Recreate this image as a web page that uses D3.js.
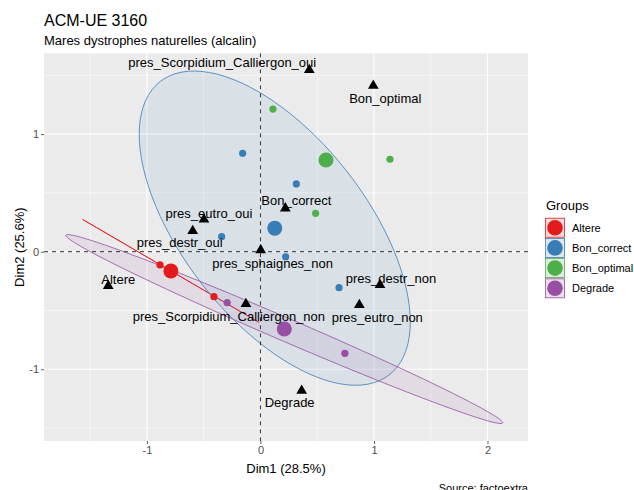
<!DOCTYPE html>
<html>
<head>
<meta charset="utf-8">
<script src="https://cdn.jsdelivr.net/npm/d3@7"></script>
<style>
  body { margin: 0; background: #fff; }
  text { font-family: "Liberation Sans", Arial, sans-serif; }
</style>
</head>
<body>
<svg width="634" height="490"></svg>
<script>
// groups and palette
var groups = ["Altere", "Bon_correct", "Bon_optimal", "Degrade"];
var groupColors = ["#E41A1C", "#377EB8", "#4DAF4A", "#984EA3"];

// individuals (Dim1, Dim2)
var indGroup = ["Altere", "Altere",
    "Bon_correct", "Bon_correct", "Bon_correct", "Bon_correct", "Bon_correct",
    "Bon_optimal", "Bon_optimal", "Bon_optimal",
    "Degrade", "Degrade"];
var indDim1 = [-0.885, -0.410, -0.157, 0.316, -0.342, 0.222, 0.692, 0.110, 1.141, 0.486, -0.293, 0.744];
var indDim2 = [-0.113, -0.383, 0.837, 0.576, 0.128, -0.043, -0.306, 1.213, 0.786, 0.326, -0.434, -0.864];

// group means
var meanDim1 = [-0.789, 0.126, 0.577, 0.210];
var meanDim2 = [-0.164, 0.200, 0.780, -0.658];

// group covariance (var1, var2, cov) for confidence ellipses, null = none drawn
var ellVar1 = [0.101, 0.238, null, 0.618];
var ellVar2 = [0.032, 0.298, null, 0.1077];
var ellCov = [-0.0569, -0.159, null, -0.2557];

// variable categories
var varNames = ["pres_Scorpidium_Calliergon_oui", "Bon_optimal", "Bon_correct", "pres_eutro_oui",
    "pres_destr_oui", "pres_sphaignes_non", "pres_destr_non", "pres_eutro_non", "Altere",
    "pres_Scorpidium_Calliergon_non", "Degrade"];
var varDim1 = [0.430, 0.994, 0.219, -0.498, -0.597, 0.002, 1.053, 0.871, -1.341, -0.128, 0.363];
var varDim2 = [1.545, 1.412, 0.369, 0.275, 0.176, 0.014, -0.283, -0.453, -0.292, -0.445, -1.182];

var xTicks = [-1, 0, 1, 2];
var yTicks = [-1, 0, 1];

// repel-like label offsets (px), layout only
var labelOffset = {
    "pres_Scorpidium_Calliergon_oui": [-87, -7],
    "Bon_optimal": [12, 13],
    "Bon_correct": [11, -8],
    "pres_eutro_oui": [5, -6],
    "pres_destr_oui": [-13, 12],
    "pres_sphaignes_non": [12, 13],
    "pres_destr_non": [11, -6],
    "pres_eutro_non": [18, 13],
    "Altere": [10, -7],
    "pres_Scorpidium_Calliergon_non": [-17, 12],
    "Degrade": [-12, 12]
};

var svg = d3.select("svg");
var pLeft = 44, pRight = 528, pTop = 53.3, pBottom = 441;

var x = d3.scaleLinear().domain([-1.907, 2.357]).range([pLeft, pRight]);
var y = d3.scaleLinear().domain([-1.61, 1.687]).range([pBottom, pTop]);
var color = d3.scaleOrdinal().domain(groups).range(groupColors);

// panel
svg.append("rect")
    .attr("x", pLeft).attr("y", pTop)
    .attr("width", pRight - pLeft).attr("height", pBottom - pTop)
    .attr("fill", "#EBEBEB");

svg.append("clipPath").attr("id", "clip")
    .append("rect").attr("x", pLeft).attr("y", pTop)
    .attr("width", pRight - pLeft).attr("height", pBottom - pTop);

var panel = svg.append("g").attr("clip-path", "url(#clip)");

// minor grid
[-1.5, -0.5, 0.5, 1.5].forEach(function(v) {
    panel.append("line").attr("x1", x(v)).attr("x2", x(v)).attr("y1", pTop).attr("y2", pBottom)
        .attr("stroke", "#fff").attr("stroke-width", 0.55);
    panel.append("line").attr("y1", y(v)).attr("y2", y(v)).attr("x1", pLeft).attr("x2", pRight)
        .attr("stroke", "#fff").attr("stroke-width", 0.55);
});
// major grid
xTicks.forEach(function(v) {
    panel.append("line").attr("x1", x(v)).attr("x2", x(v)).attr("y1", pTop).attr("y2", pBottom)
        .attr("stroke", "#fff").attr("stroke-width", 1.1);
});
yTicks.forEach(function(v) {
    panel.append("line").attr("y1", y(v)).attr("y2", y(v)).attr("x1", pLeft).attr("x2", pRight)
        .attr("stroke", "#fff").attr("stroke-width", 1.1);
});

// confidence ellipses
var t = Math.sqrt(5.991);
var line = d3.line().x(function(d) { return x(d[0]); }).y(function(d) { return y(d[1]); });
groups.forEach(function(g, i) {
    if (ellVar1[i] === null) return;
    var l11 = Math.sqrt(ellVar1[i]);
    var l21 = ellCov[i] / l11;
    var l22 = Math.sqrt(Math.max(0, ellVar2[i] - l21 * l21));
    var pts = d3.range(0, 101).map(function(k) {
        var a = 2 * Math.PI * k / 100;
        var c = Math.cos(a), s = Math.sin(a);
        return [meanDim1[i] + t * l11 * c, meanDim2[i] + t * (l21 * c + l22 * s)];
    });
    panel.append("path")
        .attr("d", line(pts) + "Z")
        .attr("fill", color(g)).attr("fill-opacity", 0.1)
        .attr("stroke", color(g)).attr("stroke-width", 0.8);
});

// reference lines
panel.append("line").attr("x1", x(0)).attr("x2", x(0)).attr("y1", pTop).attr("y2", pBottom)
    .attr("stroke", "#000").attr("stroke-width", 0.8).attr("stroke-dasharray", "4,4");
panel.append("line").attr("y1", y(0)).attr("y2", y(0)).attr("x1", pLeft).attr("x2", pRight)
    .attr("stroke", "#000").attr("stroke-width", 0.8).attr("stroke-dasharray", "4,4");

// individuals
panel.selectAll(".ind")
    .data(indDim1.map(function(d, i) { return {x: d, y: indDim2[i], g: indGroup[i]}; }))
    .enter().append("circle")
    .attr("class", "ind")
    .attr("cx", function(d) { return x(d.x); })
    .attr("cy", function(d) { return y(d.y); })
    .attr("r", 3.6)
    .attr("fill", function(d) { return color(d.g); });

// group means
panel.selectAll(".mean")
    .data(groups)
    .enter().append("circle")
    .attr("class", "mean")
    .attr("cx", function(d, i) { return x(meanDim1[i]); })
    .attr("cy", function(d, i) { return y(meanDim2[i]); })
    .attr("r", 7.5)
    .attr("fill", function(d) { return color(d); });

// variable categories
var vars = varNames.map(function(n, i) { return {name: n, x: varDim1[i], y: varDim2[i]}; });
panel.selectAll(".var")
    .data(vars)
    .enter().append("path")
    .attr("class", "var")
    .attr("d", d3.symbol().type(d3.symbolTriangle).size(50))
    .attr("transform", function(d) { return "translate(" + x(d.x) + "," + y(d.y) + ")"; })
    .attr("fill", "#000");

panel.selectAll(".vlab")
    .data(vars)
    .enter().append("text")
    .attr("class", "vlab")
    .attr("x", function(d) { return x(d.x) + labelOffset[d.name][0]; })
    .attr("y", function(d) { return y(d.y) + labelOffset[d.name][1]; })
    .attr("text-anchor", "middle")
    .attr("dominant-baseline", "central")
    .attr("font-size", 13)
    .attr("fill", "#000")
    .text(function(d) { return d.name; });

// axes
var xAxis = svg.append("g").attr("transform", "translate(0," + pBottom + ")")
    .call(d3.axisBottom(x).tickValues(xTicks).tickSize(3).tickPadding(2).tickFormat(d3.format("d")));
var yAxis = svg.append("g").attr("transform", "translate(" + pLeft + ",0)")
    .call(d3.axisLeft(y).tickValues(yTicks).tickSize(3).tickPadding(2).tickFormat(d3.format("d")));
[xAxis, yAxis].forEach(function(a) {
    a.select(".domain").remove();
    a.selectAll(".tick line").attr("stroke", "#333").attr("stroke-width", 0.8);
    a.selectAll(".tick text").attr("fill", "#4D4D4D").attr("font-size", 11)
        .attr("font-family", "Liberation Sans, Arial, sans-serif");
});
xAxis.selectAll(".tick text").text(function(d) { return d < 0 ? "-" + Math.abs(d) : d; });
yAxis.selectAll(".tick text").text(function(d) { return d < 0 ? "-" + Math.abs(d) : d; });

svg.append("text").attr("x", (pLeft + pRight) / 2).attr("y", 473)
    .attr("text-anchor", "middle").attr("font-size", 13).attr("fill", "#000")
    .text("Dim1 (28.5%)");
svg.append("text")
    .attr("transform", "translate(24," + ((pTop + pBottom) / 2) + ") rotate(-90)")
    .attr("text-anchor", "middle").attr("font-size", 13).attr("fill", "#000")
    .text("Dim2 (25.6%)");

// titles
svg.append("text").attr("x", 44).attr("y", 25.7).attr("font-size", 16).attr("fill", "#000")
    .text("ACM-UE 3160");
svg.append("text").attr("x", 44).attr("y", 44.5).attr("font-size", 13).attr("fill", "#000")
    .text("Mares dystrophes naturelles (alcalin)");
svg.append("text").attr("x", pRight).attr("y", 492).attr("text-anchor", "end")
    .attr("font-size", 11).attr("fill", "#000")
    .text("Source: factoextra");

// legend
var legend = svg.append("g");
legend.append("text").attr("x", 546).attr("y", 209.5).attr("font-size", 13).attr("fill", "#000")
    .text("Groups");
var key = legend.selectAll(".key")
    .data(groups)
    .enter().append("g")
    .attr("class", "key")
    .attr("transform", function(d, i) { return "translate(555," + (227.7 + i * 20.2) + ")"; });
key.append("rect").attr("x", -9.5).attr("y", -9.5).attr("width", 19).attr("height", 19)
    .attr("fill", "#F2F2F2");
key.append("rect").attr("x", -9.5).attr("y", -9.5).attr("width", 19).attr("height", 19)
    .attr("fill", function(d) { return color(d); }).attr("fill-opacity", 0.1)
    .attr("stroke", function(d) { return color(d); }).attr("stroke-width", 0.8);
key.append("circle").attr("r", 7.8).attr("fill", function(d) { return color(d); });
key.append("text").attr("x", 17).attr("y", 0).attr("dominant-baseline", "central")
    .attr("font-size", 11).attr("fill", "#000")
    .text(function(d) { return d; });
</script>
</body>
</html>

########

REQUIREMENTS: With all pictures left out, please transcribe exactly the lines from the start of the material through the line with "var yTicks = [-1, 0, 1];".

WORKED ANSWER:
Recreate this image as a web page that uses D3.js.
<!DOCTYPE html>
<html>
<head>
<meta charset="utf-8">
<script src="https://cdn.jsdelivr.net/npm/d3@7"></script>
<style>
  body { margin: 0; background: #fff; }
  text { font-family: "Liberation Sans", Arial, sans-serif; }
</style>
</head>
<body>
<svg width="634" height="490"></svg>
<script>
// groups and palette
var groups = ["Altere", "Bon_correct", "Bon_optimal", "Degrade"];
var groupColors = ["#E41A1C", "#377EB8", "#4DAF4A", "#984EA3"];

// individuals (Dim1, Dim2)
var indGroup = ["Altere", "Altere",
    "Bon_correct", "Bon_correct", "Bon_correct", "Bon_correct", "Bon_correct",
    "Bon_optimal", "Bon_optimal", "Bon_optimal",
    "Degrade", "Degrade"];
var indDim1 = [-0.885, -0.410, -0.157, 0.316, -0.342, 0.222, 0.692, 0.110, 1.141, 0.486, -0.293, 0.744];
var indDim2 = [-0.113, -0.383, 0.837, 0.576, 0.128, -0.043, -0.306, 1.213, 0.786, 0.326, -0.434, -0.864];

// group means
var meanDim1 = [-0.789, 0.126, 0.577, 0.210];
var meanDim2 = [-0.164, 0.200, 0.780, -0.658];

// group covariance (var1, var2, cov) for confidence ellipses, null = none drawn
var ellVar1 = [0.101, 0.238, null, 0.618];
var ellVar2 = [0.032, 0.298, null, 0.1077];
var ellCov = [-0.0569, -0.159, null, -0.2557];

// variable categories
var varNames = ["pres_Scorpidium_Calliergon_oui", "Bon_optimal", "Bon_correct", "pres_eutro_oui",
    "pres_destr_oui", "pres_sphaignes_non", "pres_destr_non", "pres_eutro_non", "Altere",
    "pres_Scorpidium_Calliergon_non", "Degrade"];
var varDim1 = [0.430, 0.994, 0.219, -0.498, -0.597, 0.002, 1.053, 0.871, -1.341, -0.128, 0.363];
var varDim2 = [1.545, 1.412, 0.369, 0.275, 0.176, 0.014, -0.283, -0.453, -0.292, -0.445, -1.182];

var xTicks = [-1, 0, 1, 2];
var yTicks = [-1, 0, 1];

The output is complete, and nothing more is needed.